Le choc du contexte permanent
Ce qui distingue Atlas, ce n’est pas la vitesse ou le design, mais sa capacité à comprendre le contexte : les onglets ouverts, l’historique, les documents affichés. Il ne s’agit plus d’un moteur de recherche, mais d’un « moteur de situation ». L’IA ne se contente pas de répondre, elle sait où l’utilisateur se trouve, ce qu’il lit, ce qu’il tente de faire. Autrement dit, elle transforme la navigation en un environnement cognitif. Pour les entreprises, ce saut change tout. La formation sort définitivement de son silo. Les plateformes, LMS et catalogues de micro-learning paraîtront soudain figés face à cette fluidité. L’apprenant devient un acteur immergé dans son flux de travail, soutenu par un agent qui contextualise chaque geste. La compétence cesse d’être un stock : elle devient un flux. La fonction formation doit suivre ce mouvement, sous peine d’être marginalisée par les outils eux-mêmes.

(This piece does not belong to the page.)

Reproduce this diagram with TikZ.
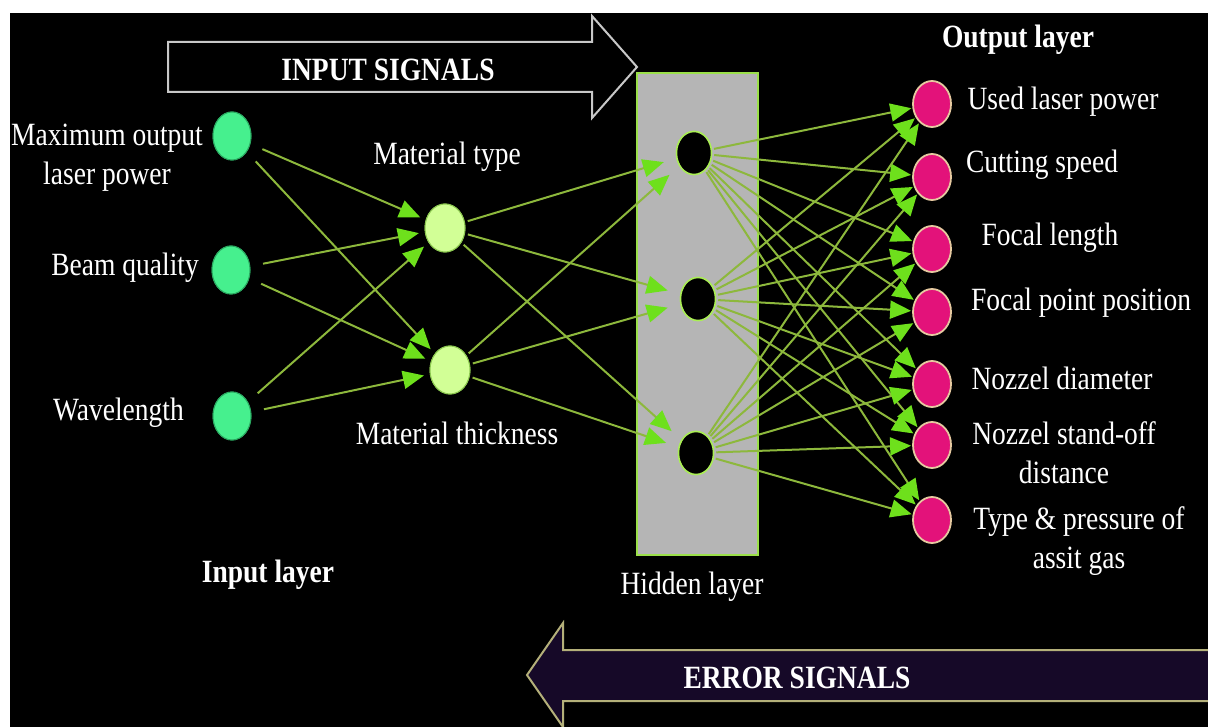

Les intranets sont-ils en train de mourir sous nos yeux ?
Atlas ne menace pas seulement Google ; il menace les intranets d’entreprise. À quoi bon maintenir un portail de ressources internes, quand une IA connectée au web et aux bases documentaires internes sait répondre mieux, plus vite, et sans interface ? Les intranets, conçus comme des bibliothèques ordonnées, deviennent obsolètes face à une logique de dialogue permanent. Le modèle du moteur interne cède la place à celui de l’agent conversationnel global, capable de comprendre la culture maison autant que les sources externes. Mais cette mutation n’efface pas le rôle du service formation ; elle le transforme. Dans un environnement où chaque salarié dialogue avec une IA susceptible d’accéder à des données internes sensibles, le service formation devient le super-administrateur d’Atlas : il définit les accès, fixe les règles de partage, veille à la qualité et à la confidentialité des informations mobilisées par l’IA. C’est un nouveau territoire de responsabilité, entre pédagogie et cybersécurité. Former, demain, consistera autant à garantir la compétence des collaborateurs qu’à protéger la connaissance collective de l’entreprise. La question n’est plus « où se forme-t-on ? », mais « dans quel cadre sécurisé apprend-on ? ».
Vers une formation en disparition programmée ?
Atlas illustre une tendance irréversible : la formation ne sera plus un espace, mais un état. L’IA intégrée à la navigation, aux outils de productivité, aux échanges d’équipe, rend la compétence accessible à la demande. Ce glissement n’a rien d’anecdotique : il redistribue le pouvoir cognitif dans l’entreprise. Les directions formation devront apprendre à concevoir non plus des programmes, mais des écosystèmes d’assistance, à orchestrer des IA contextualisées plutôt qu’à produire des contenus. OpenAI, en attaquant Chrome, attaque aussi la logique de séparation entre travail et apprentissage, entre information et formation. L’interface s’efface, mais avec elle, c’est peut-être toute une fonction qu’il faut réinventer.
Sources : OpenAI, communiqué officiel sur Atlas, octobre 2025.